For Different Book Types
Low-content books (journals, planners, notebooks) need way simpler copyright pages. Honestly just the copyright symbol, year, name, and “all rights reserved” is fine. Maybe an ISBN if you’re using one.
Coloring books should include “This book belongs to: _______” on the copyright page sometimes, I’ve seen that done.
Recipe books need those allergen warnings I mentioned.
Kids books – keep it super simple. Parents don’t care about reading a full legal page.
Business/instructional – go full detailed with all disclaimers.
My cat just knocked over my coffee while I’m writing this which is very on-brand for how chaotic publishing actually is…
The Templates You Can Actually Steal
There’s free copyright page templates all over if you google, but honestly they’re all pretty similar. The Book Designer has good ones. Reedsy has a generator tool that’s decent.
I made my own template in Google Docs years ago and just copy-paste it for each new book, changing the title, year, ISBN, and any specific disclaimers needed.
Don’t overthink it. The copyright page is important but it’s not gonna make or break your book sales.
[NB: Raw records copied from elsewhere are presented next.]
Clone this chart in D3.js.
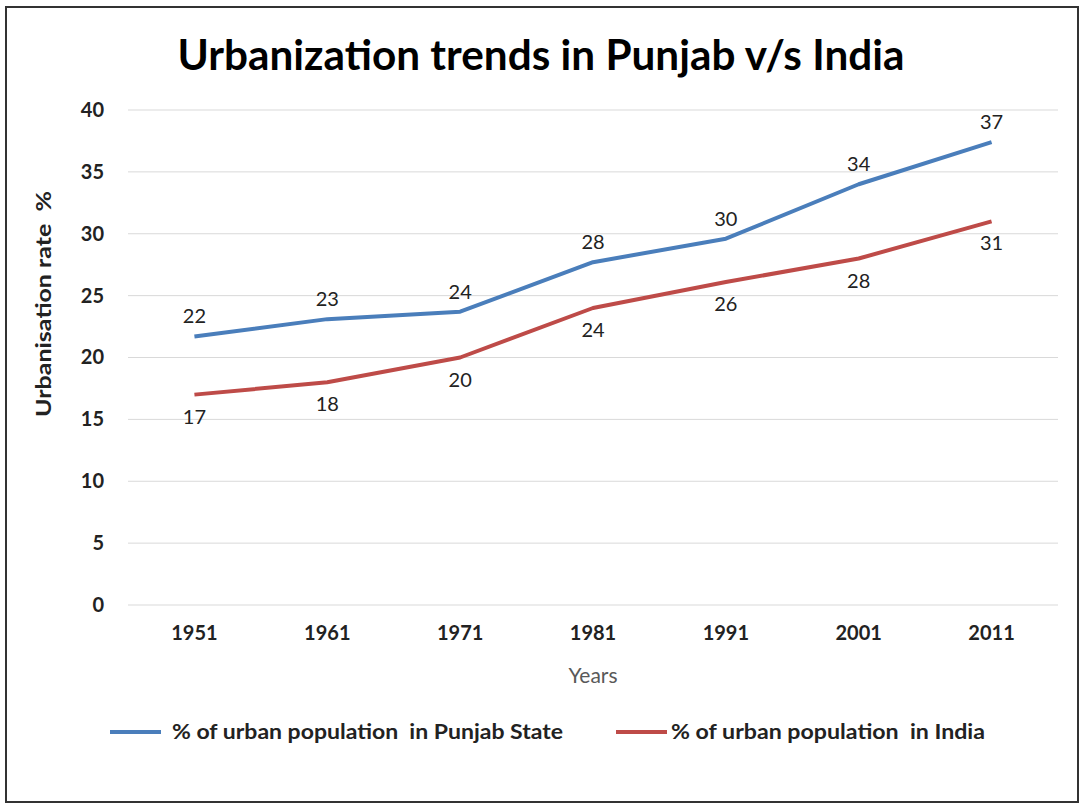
<!DOCTYPE html>
<html><head><meta charset="utf-8">
<script src="https://cdn.jsdelivr.net/npm/d3@7/dist/d3.min.js"></script>
<style>
html,body{margin:0;padding:0;background:#fff;}
svg{display:block;}
</style></head>
<body>
<svg id="chart" width="1082" height="804"></svg>
<script>
const years = ["1951","1961","1971","1981","1991","2001","2011"];
const punjab = [21.7, 23.1, 23.7, 27.7, 29.6, 34.0, 37.4];
const india = [17.0, 18.0, 20.0, 24.0, 26.1, 28.0, 31.0];
const punjabLabels = ["22","23","24","28","30","34","37"];
const indiaLabels = ["17","18","20","24","26","28","31"];
const yTicks = [0,5,10,15,20,25,30,35,40];
const seriesNames = ["% of urban population  in Punjab State", "% of urban population  in India"];

const svg = d3.select("#chart");
const W = 1082, H = 804;
const font = "Lato,'Open Sans',sans-serif";

svg.append("rect").attr("x",0).attr("y",0).attr("width",W).attr("height",H).attr("fill","#fff");
svg.append("rect").attr("x",6).attr("y",7).attr("width",1072).attr("height",795)
  .attr("fill","#fff").attr("stroke","#333").attr("stroke-width",2);

const x = d3.scaleBand().domain(years).range([128,1058]);
const y = d3.scaleLinear().domain([0,40]).range([605,110]);

// gridlines
svg.append("g").selectAll("line").data(yTicks).join("line")
  .attr("x1",128).attr("x2",1058)
  .attr("y1",d=>y(d)).attr("y2",d=>y(d))
  .attr("stroke","#d9d9d9").attr("stroke-width",1);

// y axis labels
const yAxis = svg.append("g").attr("transform","translate(104,0)")
  .call(d3.axisLeft(y).tickValues(yTicks).tickSize(0).tickPadding(0));
yAxis.select(".domain").remove();
yAxis.selectAll("text").attr("font-family",font).attr("font-weight","bold")
  .attr("font-size",20).attr("fill","#222");

// x axis labels
const xAxis = svg.append("g").attr("transform","translate(0,626)")
  .call(d3.axisBottom(x).tickSize(0).tickPadding(0));
xAxis.select(".domain").remove();
xAxis.selectAll("text").attr("font-family",font).attr("font-weight","bold")
  .attr("font-size",20).attr("fill","#222");

// axis titles
svg.append("text").attr("x",593).attr("y",683).attr("text-anchor","middle")
  .attr("font-family",font).attr("font-size",21).attr("fill","#595959").text("Years");
svg.append("text").attr("transform","translate(51,304) rotate(-90)").attr("text-anchor","middle")
  .attr("font-family",font).attr("font-weight","bold").attr("font-size",21).attr("fill","#222")
  .style("white-space","pre")
  .attr("textLength",226).attr("lengthAdjust","spacingAndGlyphs")
  .text("Urbanisation rate  %");

// title
svg.append("text").attr("x",541).attr("y",70).attr("text-anchor","middle")
  .attr("font-family",font).attr("font-weight","bold").attr("font-size",42).attr("fill","#000")
  .attr("textLength",727).attr("lengthAdjust","spacingAndGlyphs")
  .text("Urbanization trends in Punjab v/s India");

const cx = d => x(d) + x.bandwidth()/2;
const line = d3.line().x((d,i)=>cx(years[i])).y(d=>y(d));
const colors = ["#4a7ebb","#be4b48"];

svg.append("path").datum(punjab).attr("d",line).attr("fill","none")
  .attr("stroke",colors[0]).attr("stroke-width",4).attr("stroke-linejoin","round");
svg.append("path").datum(india).attr("d",line).attr("fill","none")
  .attr("stroke",colors[1]).attr("stroke-width",4).attr("stroke-linejoin","round");

svg.append("g").selectAll("text").data(punjab).join("text")
  .attr("x",(d,i)=>cx(years[i])).attr("y",d=>y(d)-13)
  .attr("text-anchor","middle").attr("font-family",font).attr("font-size",20).attr("fill","#222")
  .text((d,i)=>punjabLabels[i]);
svg.append("g").selectAll("text").data(india).join("text")
  .attr("x",(d,i)=>cx(years[i])).attr("y",d=>y(d)+29)
  .attr("text-anchor","middle").attr("font-family",font).attr("font-size",20).attr("fill","#222")
  .text((d,i)=>indiaLabels[i]);

// legend
const legX = [110, 616];
const legW = [391, 314];
seriesNames.forEach((name,i)=>{
  svg.append("line").attr("x1",legX[i]).attr("x2",legX[i]+51).attr("y1",732).attr("y2",732)
    .attr("stroke",colors[i]).attr("stroke-width",4);
  svg.append("text").attr("x",legX[i]+(i===0?62:55)).attr("y",739)
    .attr("font-family",font).attr("font-weight","bold").attr("font-size",21).attr("fill","#222")
    .style("white-space","pre")
    .attr("textLength",legW[i]).attr("lengthAdjust","spacingAndGlyphs")
    .text(name);
});
</script>
</body></html>
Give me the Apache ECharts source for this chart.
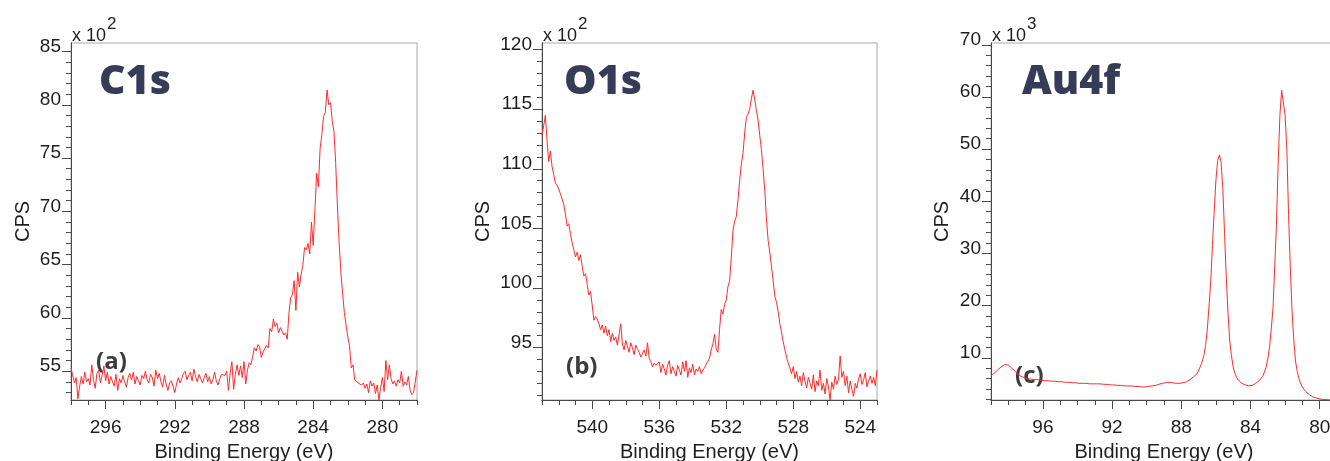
<!DOCTYPE html>
<html>
<head>
<meta charset="utf-8">
<title>XPS spectra: C1s, O1s, Au4f</title>
<script src="https://cdn.jsdelivr.net/npm/echarts@6/dist/echarts.min.js"></script>
<style>
  html, body { margin: 0; padding: 0; background: #ffffff; }
  #chart { width: 1330px; height: 461px; }
</style>
</head>
<body>
<div id="chart"></div>
<script>
// Binding energy scans, recorded from high to low energy at a fixed step (eV)
const c1sStart = 298.0, o1sStart = 543.0, au4fStart = 99.0;
const scanStep = 0.1;

// C1s counts (x 10^2 CPS), 298.0 -> 278.0 eV
const c1sCounts = [
  55.3, 54.6, 53.9, 54.4, 52.4, 53.6, 54.5, 53.8, 54.9, 54.0,
  54.3, 53.7, 55.6, 54.2, 53.4, 54.8, 55.1, 53.9, 54.6, 55.5,
  54.1, 54.9, 53.8, 54.5, 54.0, 53.6, 54.7, 53.2, 54.3, 53.9,
  54.6, 54.0, 53.5, 54.4, 54.8, 54.2, 54.9, 53.8, 54.5, 54.1,
  53.7, 54.6, 54.3, 55.0, 54.2, 53.9, 54.7, 54.4, 53.6, 55.1,
  54.3, 54.8, 54.0, 53.5, 54.6, 53.8, 53.2, 53.9, 54.1, 53.6,
  53.0, 53.8, 54.4, 53.9, 54.3, 54.8, 55.0, 54.2, 54.6, 54.9,
  54.1, 55.2, 54.5, 54.0, 54.7, 54.3, 53.9, 54.4, 54.8, 54.0,
  54.5, 53.8, 54.2, 54.9, 54.1, 53.7, 54.3, 54.7, 54.6, 54.6,
  55.0, 53.2, 54.8, 55.9, 53.3, 54.7, 55.6, 54.6, 55.5, 54.4,
  55.9, 53.8, 55.1, 55.8, 55.6, 56.4, 57.2, 56.9, 57.5, 57.3,
  56.3, 56.8, 57.1, 57.4, 57.2, 59.0, 58.7, 59.9, 59.2, 59.5,
  58.6, 59.1, 59.0, 58.4, 58.6, 58.0, 60.5, 61.9, 62.2, 63.5,
  60.7, 64.3, 62.9, 64.1, 64.9, 66.6, 66.4, 67.0, 66.0, 69.0,
  66.8, 70.2, 73.6, 72.3, 75.9, 77.2, 78.9, 79.3, 81.4, 80.0,
  80.2, 78.5, 77.5, 74.5, 70.5, 67.0, 64.3, 62.3, 60.5, 59.3,
  58.2, 57.4, 55.3, 55.6, 54.2, 54.1, 53.9, 54.0, 53.7, 53.9,
  53.4, 53.8, 53.0, 54.1, 53.6, 53.9, 52.9, 53.7, 52.3, 53.5,
  54.4, 53.1, 56.0, 54.2, 55.6, 54.3, 53.8, 54.1, 53.6, 54.2,
  53.9, 55.0, 53.6, 54.0, 53.7, 54.5, 53.2, 52.8, 53.0, 54.0,
  55.1
];

// O1s counts (x 10^2 CPS), 543.0 -> 523.0 eV
const o1sCounts = [
  112.8, 113.6, 114.5, 112.4, 110.6, 111.5, 110.2, 109.5, 108.8, 108.6,
  108.3, 107.9, 108.0, 107.0, 106.2, 105.2, 105.4, 104.5, 103.8, 103.2,
  102.6, 103.0, 102.3, 102.8, 101.8, 101.0, 101.2, 100.3, 99.4, 99.7,
  99.6, 97.3, 97.6, 97.4, 97.0, 96.5, 96.9, 96.2, 96.8, 96.0,
  96.5, 95.5, 96.2, 95.6, 95.9, 95.2, 96.1, 97.0, 95.3, 94.8,
  95.6, 95.1, 94.6, 95.4, 95.0, 94.4, 95.2, 94.9, 94.6, 94.2,
  94.2, 94.8, 94.3, 95.4, 94.1, 93.8, 93.4, 93.7, 93.5, 93.6,
  93.8, 92.9, 93.6, 93.2, 92.7, 93.5, 93.9, 92.8, 93.4, 93.0,
  92.6, 93.5, 93.1, 92.7, 93.8, 93.0, 93.9, 92.5, 93.3, 92.9,
  93.6, 92.7, 93.2, 93.0, 93.4, 92.8, 93.1, 93.3, 93.6, 93.5,
  94.1, 94.8, 95.3, 96.1, 94.9, 94.6, 96.5, 98.2, 97.8, 98.6,
  99.0, 100.1, 100.6, 102.5, 104.8, 105.6, 106.0, 107.4, 109.0, 110.4,
  111.3, 113.0, 114.3, 114.6, 115.0, 115.9, 116.6, 115.8, 114.9, 114.1,
  112.8, 111.6, 110.0, 108.2, 105.8, 104.0, 103.0, 101.8, 100.6, 99.3,
  98.8, 98.0, 97.0, 96.3, 95.5, 94.8, 94.2, 93.7, 93.3, 92.8,
  93.4, 92.4, 93.0, 92.1, 92.6, 91.8, 92.9, 92.2, 91.6, 92.5,
  92.0, 91.5, 92.7, 91.3, 92.2, 91.8, 93.1, 91.4, 92.0, 91.1,
  92.4, 91.7, 90.6, 92.1, 91.5, 92.6, 91.9, 92.3, 94.3, 92.5,
  93.0, 91.8, 92.6, 91.2, 92.2, 91.5, 90.9, 92.0, 91.6, 92.4,
  92.8, 91.9, 92.3, 92.9, 91.7, 92.2, 92.6, 92.0, 92.5, 91.8,
  93.1
];

// Au4f counts (x 10^3 CPS), 99.0 -> 79.0 eV
const au4fCounts = [
  6.6, 6.8, 7.1, 7.4, 7.7, 8.0, 8.3, 8.5, 8.7, 8.7,
  8.6, 8.3, 8.0, 7.7, 7.4, 7.0, 6.7, 6.5, 6.3, 6.2,
  6.1, 6.0, 6.0, 5.9, 5.9, 5.8, 5.8, 5.8, 5.7, 5.7,
  5.7, 5.6, 5.6, 5.6, 5.5, 5.5, 5.5, 5.5, 5.4, 5.4,
  5.4, 5.4, 5.3, 5.3, 5.3, 5.3, 5.2, 5.2, 5.2, 5.2,
  5.2, 5.1, 5.1, 5.1, 5.1, 5.1, 5.1, 5.0, 5.0, 5.0,
  5.0, 5.0, 5.0, 5.0, 4.9, 4.9, 4.9, 4.9, 4.9, 4.8,
  4.8, 4.8, 4.8, 4.7, 4.7, 4.7, 4.7, 4.6, 4.6, 4.6,
  4.6, 4.6, 4.5, 4.5, 4.5, 4.5, 4.4, 4.4, 4.4, 4.4,
  4.5, 4.5, 4.5, 4.6, 4.6, 4.7, 4.8, 4.9, 5.0, 5.1,
  5.2, 5.2, 5.2, 5.3, 5.2, 5.2, 5.2, 5.1, 5.1, 5.1,
  5.1, 5.2, 5.3, 5.4, 5.6, 5.8, 6.0, 6.3, 6.6, 6.9,
  7.2, 8.3, 9.2, 10.4, 12.3, 15.3, 19.8, 24.5, 31.5, 38.0,
  44.0, 47.8, 48.9, 47.5, 42.5, 33.8, 25.5, 18.5, 13.2, 10.4,
  8.2, 7.0, 6.2, 5.7, 5.4, 5.1, 4.9, 4.8, 4.7, 4.6,
  4.6, 4.7, 4.9, 5.1, 5.3, 5.6, 5.9, 6.4, 7.2, 8.2,
  9.8, 12.0, 15.5, 19.5, 27.5, 35.5, 47.5, 56.5, 61.3, 61.0,
  56.5, 50.0, 37.5, 27.5, 19.0, 13.5, 9.4, 7.4, 6.0, 5.0,
  4.4, 3.9, 3.5, 3.2, 2.9, 2.7, 2.5, 2.4, 2.3, 2.2,
  2.1, 2.1, 2.0, 2.0, 2.0, 2.0, 1.9, 1.9, 1.9, 1.9,
  1.9
];

// Labelled tick values for each axis
const c1sXTicks = [280, 284, 288, 292, 296];
const c1sYTicks = [55, 60, 65, 70, 75, 80, 85];
const o1sXTicks = [524, 528, 532, 536, 540];
const o1sYTicks = [95, 100, 105, 110, 115, 120];
const au4fXTicks = [80, 84, 88, 92, 96];
const au4fYTicks = [10, 20, 30, 40, 50, 60, 70];

// Panel texts
const panelTitles = ['C1s', 'O1s', 'Au4f'];
const panelTags = ['(a)', '(b)', '(c)'];
const panelExponents = ['2', '2', '3'];
const xAxisTitle = 'Binding Energy (eV)';
const yAxisTitle = 'CPS';

function toPairs(start, values) {
  return values.map((v, i) => [Math.round((start - i * scanStep) * 10) / 10, v]);
}
function tickRange(from, to, step) {
  const out = [];
  for (let v = from; v <= to + 1e-9; v += step) out.push(Math.round(v * 100) / 100);
  return out;
}

const tickFont = 'Liberation Sans, Arial, sans-serif';
const axisColor = '#4a4a4a';
const lineColor = '#ff2b2b';

const panels = [
  { left: 71, width: 346, xMin: 278, xMax: 298, yMin: 52.3, yMax: 85.8,
    xTicks: c1sXTicks, yTicks: c1sYTicks, yMinorStep: 1, yNameGap: 38,
    data: toPairs(c1sStart, c1sCounts) },
  { left: 542, width: 335, xMin: 523, xMax: 543, yMin: 90.6, yMax: 120.56,
    xTicks: o1sXTicks, yTicks: o1sYTicks, yMinorStep: 1, yNameGap: 49,
    data: toPairs(o1sStart, o1sCounts) },
  { left: 991, width: 346, xMin: 79, xMax: 99, yMin: 1.9, yMax: 70.36,
    xTicks: au4fXTicks, yTicks: au4fYTicks, yMinorStep: 2, yNameGap: 39,
    data: toPairs(au4fStart, au4fCounts) }
];

const grids = [], xAxes = [], yAxes = [], series = [], graphics = [];
const gridTop = 43, gridHeight = 357;

panels.forEach((p, i) => {
  grids.push({
    left: p.left, top: gridTop, width: p.width, height: gridHeight,
    show: true, borderColor: '#a9a9a9', borderWidth: 1, backgroundColor: 'transparent',
    outerBoundsMode: 'none', containLabel: false
  });

  const yMinorStart = Math.ceil(p.yMin / p.yMinorStep) * p.yMinorStep;
  const xMain = xAxes.length;
  // labelled major ticks on the energy axis
  xAxes.push({
    type: 'value', gridIndex: i, position: 'bottom', inverse: true,
    min: p.xMin, max: p.xMax,
    axisLine: { show: true, onZero: false, lineStyle: { color: axisColor, width: 1 } },
    axisTick: { show: true, inside: false, length: 9, customValues: p.xTicks,
                lineStyle: { color: axisColor, width: 1 } },
    axisLabel: { show: true, customValues: p.xTicks, margin: 18, fontSize: 19,
                 color: '#1e1e1e', fontFamily: tickFont },
    splitLine: { show: false },
    name: xAxisTitle, nameLocation: 'middle', nameGap: 42,
    nameTextStyle: { fontSize: 20, color: '#1e1e1e', fontFamily: tickFont }
  });
  // 1 eV minor ticks
  xAxes.push({
    type: 'value', gridIndex: i, position: 'bottom', inverse: true,
    min: p.xMin, max: p.xMax,
    axisLine: { show: true, onZero: false, lineStyle: { color: axisColor, width: 1 } },
    axisTick: { show: true, inside: false, length: 5,
                customValues: tickRange(p.xMin, p.xMax, 1),
                lineStyle: { color: axisColor, width: 1 } },
    axisLabel: { show: false }, splitLine: { show: false }
  });

  const yMain = yAxes.length;
  yAxes.push({
    type: 'value', gridIndex: i, position: 'left',
    min: p.yMin, max: p.yMax,
    axisLine: { show: true, onZero: false, lineStyle: { color: axisColor, width: 1 } },
    axisTick: { show: true, inside: false, length: 9, customValues: p.yTicks,
                lineStyle: { color: axisColor, width: 1 } },
    axisLabel: { show: true, customValues: p.yTicks, margin: 10, fontSize: 19,
                 color: '#1e1e1e', fontFamily: tickFont,
                 align: 'right', verticalAlign: 'bottom', lineHeight: 10 },
    splitLine: { show: false },
    name: yAxisTitle, nameLocation: 'middle', nameGap: p.yNameGap, nameRotate: 90,
    nameTextStyle: { fontSize: 20, color: '#1e1e1e', fontFamily: tickFont }
  });
  yAxes.push({
    type: 'value', gridIndex: i, position: 'left',
    min: p.yMin, max: p.yMax,
    axisLine: { show: true, onZero: false, lineStyle: { color: axisColor, width: 1 } },
    axisTick: { show: true, inside: false, length: 5,
                customValues: tickRange(yMinorStart, p.yMax, p.yMinorStep),
                lineStyle: { color: axisColor, width: 1 } },
    axisLabel: { show: false }, splitLine: { show: false }
  });

  series.push({
    type: 'line', xAxisIndex: xMain, yAxisIndex: yMain,
    data: p.data, showSymbol: false, symbol: 'none', clip: true,
    lineStyle: { color: lineColor, width: 1 }, itemStyle: { color: lineColor },
    emphasis: { disabled: true }, animation: false
  });

  // big element label inside the frame
  graphics.push({
    type: 'text', silent: true,
    style: { text: panelTitles[i], x: p.left + [28, 22, 31][i], y: 82,
             align: 'left', verticalAlign: 'middle',
             fontFamily: 'Open Sans, sans-serif', fontWeight: 800, fontSize: 41,
             fill: '#363b58' }
  });
  // panel tag
  graphics.push({
    type: 'text', silent: true,
    style: { text: panelTags[i], x: p.left + [25, 24, 24][i], y: [362, 367, 376][i],
             align: 'left', verticalAlign: 'middle',
             fontFamily: 'Open Sans, sans-serif', fontWeight: 'bold', fontSize: 24,
             fill: '#3c3c3c' }
  });
  // axis multiplier
  graphics.push({
    type: 'text', silent: true,
    style: { text: 'x 10', x: p.left + 1, y: 36, align: 'left', verticalAlign: 'middle',
             fontFamily: tickFont, fontSize: 18, fill: '#1e1e1e' }
  });
  graphics.push({
    type: 'text', silent: true,
    style: { text: panelExponents[i], x: p.left + 36, y: 24, align: 'left', verticalAlign: 'middle',
             fontFamily: tickFont, fontSize: 17, fill: '#1e1e1e' }
  });
});

const chart = echarts.init(document.getElementById('chart'), null, { renderer: 'canvas' });
chart.setOption({
  animation: false,
  backgroundColor: '#ffffff',
  grid: grids,
  xAxis: xAxes,
  yAxis: yAxes,
  series: series,
  graphic: graphics,
  tooltip: { show: false }
});
</script>
</body>
</html>
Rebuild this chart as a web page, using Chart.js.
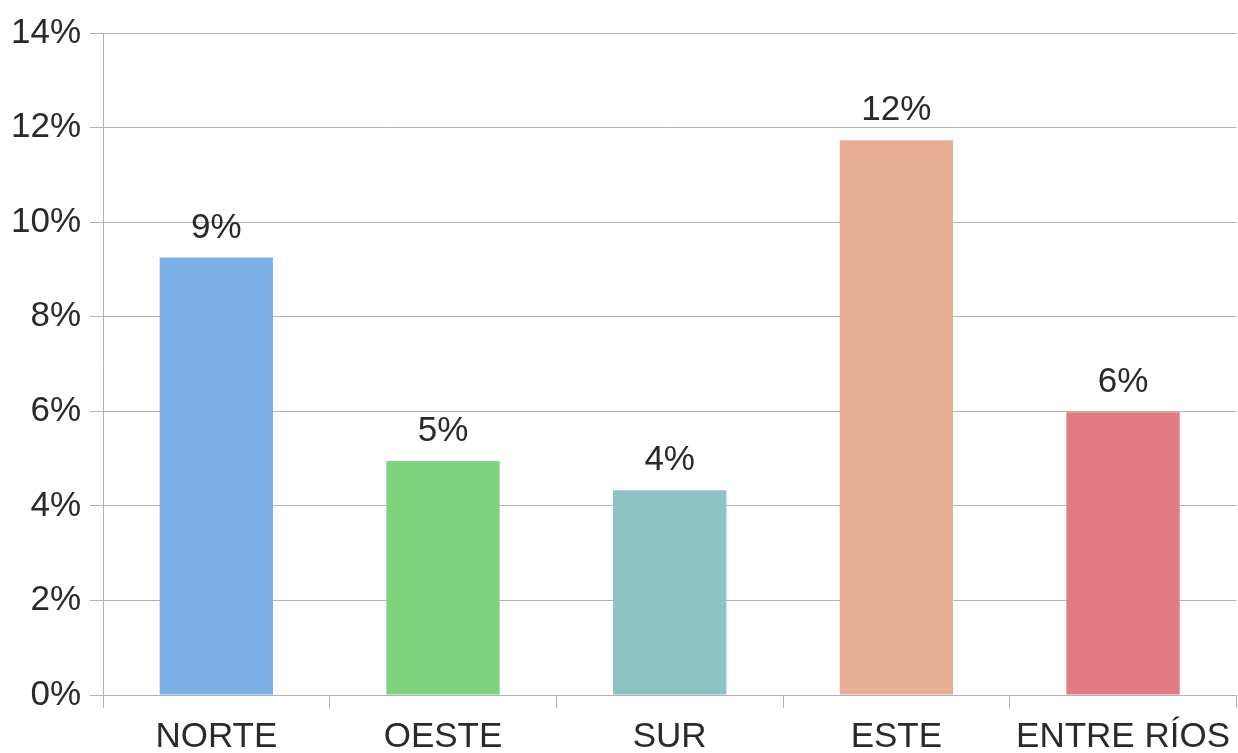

Get the legal basics right, add relevant disclaimers, and move on to stuff that actually matters like your cover and book description.
One last thing – some authors put dedication pages BEFORE the copyright page, some after. There’s no rule. I do copyright page first (page 2), then dedication if there is one (page 3). But I’ve seen it done every possible way and it doesn’t matter.
Just don’t forget to include one at all, which I’ve definitely seen published books without and it’s just… why would you skip this step? Takes five minutes to set up properly and then you’re covered legally.